When you are ready to purchase a home in Louisiana, there is a lot of paperwork that goes into the process. One of the most important pieces of documentation is the title. Keep reading to know what a title examination is and what happens during this vital step in buying a home.
What is a title examination?
A title examination is a process where an attorney or a licensed title insurance company reviews the public record to determine the ownership and status of a property. They will also search for any liens or other issues that could impact the title. This is a crucial step in buying real estate because you don’t want to purchase something that someone else has a claim to.

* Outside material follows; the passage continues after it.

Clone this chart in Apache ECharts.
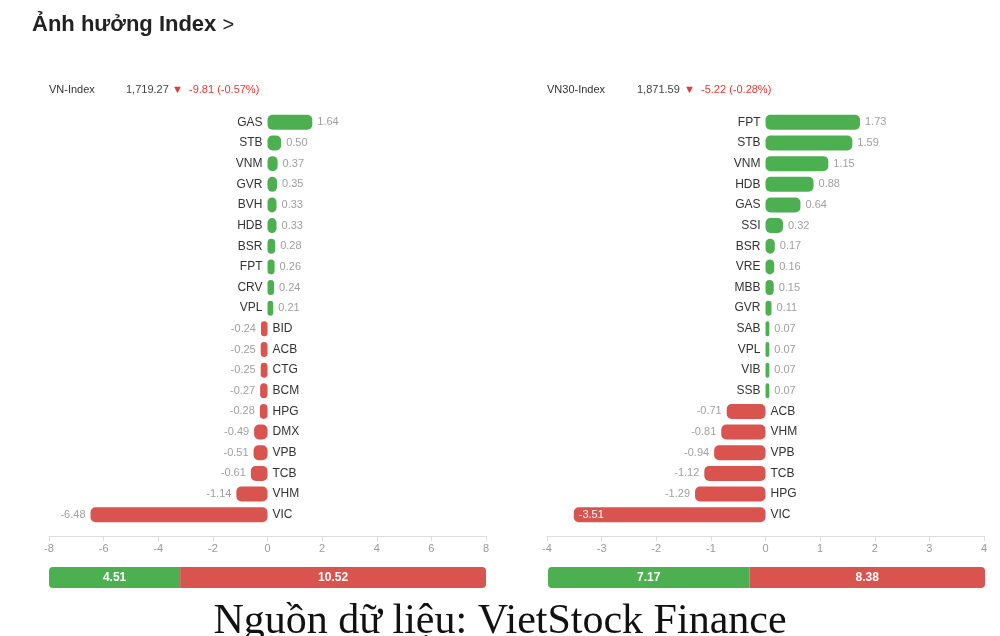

What happens during a title examination?
During a title examination, the title insurance company will review all relevant documents related to the property, such as deeds, mortgages, and liens. They will then search for any potential problems with the title. Additionally, they will research any previous sales of the property to ensure that there have been no changes in ownership. If they find anything, they will work with the seller and buyer to resolve them. This can include anything from clearing up a lien to getting a deed re-recorded.
Why is a title examination important?
A title examination is important because it ensures that the seller legally owns the property and that there are no outstanding issues with the title. This can help protect the buyer in case of any problems down the road. It can also help avoid costly legal disputes between buyers and sellers.
Protecting the title to your property
Buying a property is a big investment, and that has a great potential of raising income or providing security when securing a loan. Consequently, there is a rising scam where people steal houses in Louisiana by forging titles. To avoid being a victim, periodically your property record on Louisiana public records. Also, purchase title insurance to protect your home from any threats from anyone.
Your property title is your armor against financial loss. Make sure to update after significant changes like after divorce, inheritance, or when you buy a property with another person.